Le peuple est une notion très vague, même dans les propos d’un François Ruffin. Ce dernier estime « que l’on gouverne aujourd’hui contre le peuple, grâce à sa résignation » (p333). Il n’explique pas comment ce peuple, jadis si réactif, est devenu un agrégat « d’égo-grégaires ». Il ne parle pas de l’effondrement de l’esprit critique.

Valérie Pécresse a tout compris. Elle privilégie les partisans du changement qu’elle croit bon. Ainsi, les profs étaient attachés aux livres que les élèves ne consultaient plus. Elle a fourni gratuitement (aux frais du contribuable) un ordinateur à chaque professeur et à chaque élève et la moitié des lycées sont passés au numérique.

Pour Jean-Dominique Senard, président du groupe Renault, des études d’impact complexes sont dispensables si l’on peut prendre de bonnes décisions sur le long terme. En très peu d’années, nous sommes passés du « diesel avant tout à plus jamais de diesel. » (p327). Il donne l’exemple de la Chine qui s’est d’abord soucié des matériaux nécessaires avant de s’engager dans la nouvelle voie. Quelles seront les conséquences du choix du tout électrique dans 15 ou 20 ans ? Un peu plus loin, Emmanuel Faber, directeur général de Danone, se demande « si toutes les cultures peuvent tolérer ce degré de planification » (p343). François Gemenne, politologue, souligne qu’il existe des instruments financiers, bancaires et fiscaux, susceptibles de nous aider à anticiper l’avenir, notamment avec l’incorporation dans les projets concurrentiels de la prise en compte du réchauffement climatique (p339). Edouard Philippe croit le Marché et la Bourse plus intelligents et efficaces, selon lui, que les planifications. Le système économique peut-il progresser en se prescrivant la variable climatique dans tous les domaines où elle intervient ?

Rachida Dati, souvent citée, évoque avec nostalgie l’époque où elle était magistrate au Tribunal pour Mineurs de Bobigny. « Je ne trouvais pas de structure pour le sevrer… donc je l’ai incarcéré. Quand il est sorti, il est venu me voir, il avait bien meilleure mine ! » (p305). Sa grand-mère était professeur et principal de collège. Cette dame lui avait expliqué que cela marchait quand les règles étaient claires et appliquées ».

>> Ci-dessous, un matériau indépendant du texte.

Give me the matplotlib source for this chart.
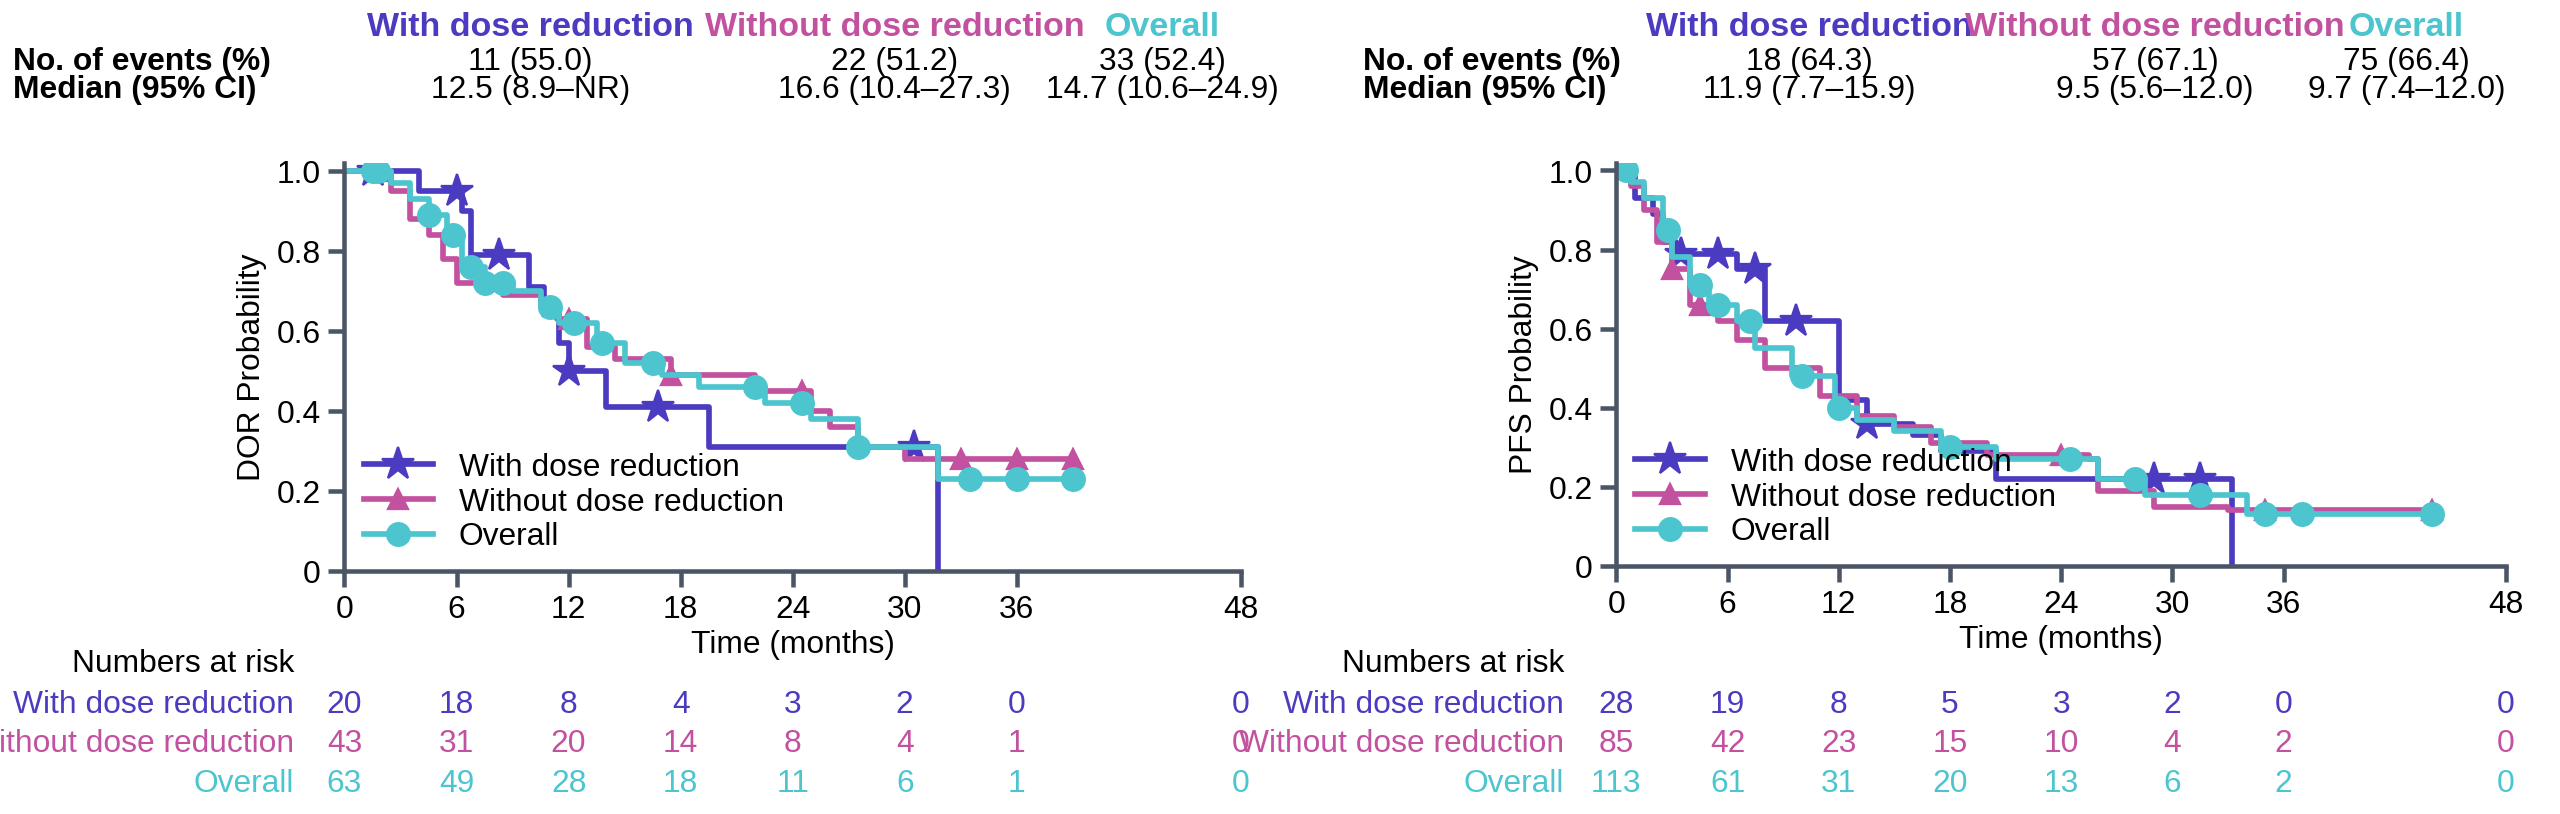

Philippe Martinez, le responsable de la CGT, avance cette idée que les décideurs ignorent la nature du travail. Il parle, bien évidemment, du travail concret, dans les conditions de la pratique.

D’autres que lui tel que Christophe Dejours ont mis l’accent sur la dégradation du vécu au travail.

Une réflexion vient sur la différence entre un sociologue et un politologue. Le sociologue peut (devrait) avoir une expérience de terrain. Un politologue s’en tient aux discours de ce qui est donné comme l’élite, politicienne et technocratique.

Nombre de bonnes questions sont évoquées entre personnes de bonne compagnie. Ainsi « la spirale de la dette », pointée par Pierre Moscovici. C’est tellement commode d’éviter de déplaire en laissant la dette s’accroître, en évitant de prendre des mesures à effet structurel.

De nombreuses têtes de chapitre guident le lecteur. Il lui suffit de consulter la table des matières.

Ce qui est certain, pour nous, artisans d’une alcoologie soucieuse des populations, des soignants et des deniers publics, c’est que nous avons rencontrés l’indifférence, l’incompétence, la suffisance, tout au long de notre pratique, principalement de la part de la technocratie de la Santé. Les responsables de l’enseignement de l’addictologie, en dépit de bons éléments disparates, restent dans leurs registres particuliers soumis aux normes nord-américaines. Ils n’ont aucune vision politique alternative, humaniste, du soin. L’alcoologie humaniste a été à la fois détruite et empêchée… La formation des futurs médecins, avec la création de nouveaux quotas folkloriques, ne permet pas d’espérer un renouveau quelconque. Quelles sont les marges de manœuvre de ce que j’appellerai les « non-déclinistes » ? Certainement pas « d’essayer » Marine le Pen ou quiconque autre politicien médiatique. Le non-vote est un vote.

Une hypothèse de travail est à privilégier dans un premier temps : la Région, plutôt que l’Hexagone dont les technocrates sont inaccessibles, ou a fortiori l’Europe. Personne ne sait ce qu’y font nos élus, les difficultés qu’ils rencontrent. Le Pouvoir Politique Régional doit chercher des appuis dans les différents secteurs de la Société civile capables de proposer des alternatives fondées sur l’intelligence des situations, sur la créativité au service de l’intérêt général. Il doit se doter d’un droit d’interpellation des instances situées au-dessus de lui, en faisant le pari de l’information et de l’éducation démocratique.